Generally speaking there are the following different cases wrt changes
in the local cluster:
- only properties change -> that is handled separately already and not interesting here
- only leaving instances -> not interesting for this problem
- only joining instances: in this case, these joining instances get
ignored/suppressed until they are fully started and have written all needed discovery data.
Until that has happened, the existing instances don't do anything discovery-related
yet, ie they don't store syncToken yet neither. Thus, the newly joined instances,
once they are finished with the startup, they would have to wait for the
existing ones to yet take note of their full startup, of them writing their own
sync token, so that the new-joiners can see those sync tokens and finish.

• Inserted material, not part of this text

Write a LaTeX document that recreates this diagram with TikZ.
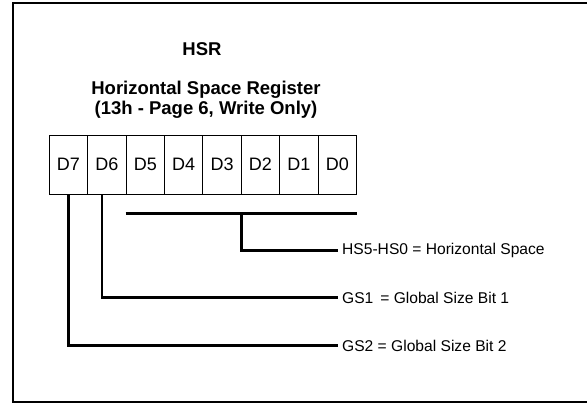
\documentclass[tikz,border=0pt]{standalone}
\usepackage{fontspec}
\setmainfont{Liberation Sans}
\definecolor{RegisterInk}{HTML}{000000}
\usetikzlibrary{positioning}

\tikzset{
  bitcell/.style={draw=RegisterInk, line width=0.9pt, minimum width=38.4pt,
    minimum height=59pt, inner sep=0pt, font=\fontsize{18}{19}\selectfont},
  fieldwire/.style={draw=RegisterInk, line width=2.6pt},
  fieldlabel/.style={anchor=west, inner sep=4pt, font=\fontsize{15.6}{17}\selectfont},
  titletext/.style={inner sep=0pt, align=center,
    font=\fontsize{18.5}{19.5}\selectfont\bfseries}
}

\begin{document}
\begin{tikzpicture}[x=1pt, y=-1pt]
  \useasboundingbox (0,0) rectangle (587,405);
  % outer frame, open on the right
  \draw[line width=2pt] (587,3.3) -- (13,3.3) -- (13,401.7) -- (587,401.7);

  % titles
  \node[titletext] (hsr) at (202,48.7) {HSR};
  \node[titletext] (title) at (206,99.7)
    {Horizontal Space Register\\(13h - Page 6, Write Only)};

  % register bits
  \foreach \b [count=\i from 0] in {7,6,5,4,3,2,1,0}
    \node[bitcell] (d\b) at (68.5+\i*38.4,164.5) {D\b};

  % field labels
  \node[fieldlabel] (hs) at (338,250.5) {HS5-HS0 = Horizontal Space};
  \node[fieldlabel] (gsone) at (338,297.7) {GS1\, = Global Size Bit 1};
  \node[fieldlabel] (gstwo) at (338,345.7) {GS2 = Global Size Bit 2};

  % connectors
  \coordinate (brk) at (242,213.3);
  \draw[fieldwire] (d5.south west |- brk) -- (d0.south east |- brk);
  \draw[fieldwire] (d3.south east |- brk) |- (hs.west);
  \draw[fieldwire] ([xshift=-5pt]d6.south) |- (gsone.west);
  \draw[fieldwire] (d7.south) |- (gstwo.west);
\end{tikzpicture}
\end{document}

So this case is perfectly fine simply with ignoring/suppressing.
- some leaving, some joining instances: it is this case which is a bit more tricky:
with SLING-10489 the joining instances are now ignored/suppressed until they
are fully started, so upon a cluster change they don't trigger any discovery
activity on the existing instances.
However, because there are also some instances leaving, the existing instances
will take note of a cluster change and *therefore* update the syncToken etc.
In that case, we have a new situation: the cluster change has been
announced in the existing instances, the existing instances wrote their new
sync token, but the new-joiners are still partially starting up.
Let's say now the new-joiners finish their startup, so they write down the
sync token. In that very moment the following happens concurrently:
(a) the new-joiners check the topology and notice that everybody else already
wrote the new sync token, so they can immediately go ahead and do a TOPOLOGY_INIT.
(b) the existing instances just now stop ignoring/suppressing the new-joiners
and then go through the consistencyService/syncing - but before they can do that,
they have to inform existing listeners with a TOPOLOGY_CHANGING. Since that
might take a while, it is realistic that the new-joiner already thinks they
are in the new topology *while* the existing ones haven't received
a TOPOLOGY_CHANGING event yet. And voila, we have a sort of short-lived split-brain.
Now usually this should really only be very short-lived, as all that is holding
back is TopologyEventListeners reacting to TOPOLOGY_CHANGING - plus then some
repository writes. So all of that shouldn't take too long. But it could be a few
seconds. And the aim of discovery is to provide guarantees that there are never
different topologies in the , aehm .., topology.
Now to fix this, we'd have to probably do another synching, which would be
unfeasibly complicated.
But there's a rather simple way out: we can artificially delay the new-joiners
from sending their very first TOPOLOGY_INIT. That way, if that delay is
bigger than the above described race-condition, things would be fine.
And that's what this JoinerDelay is about : delay new-joiner's TOPOLOGY_INIT.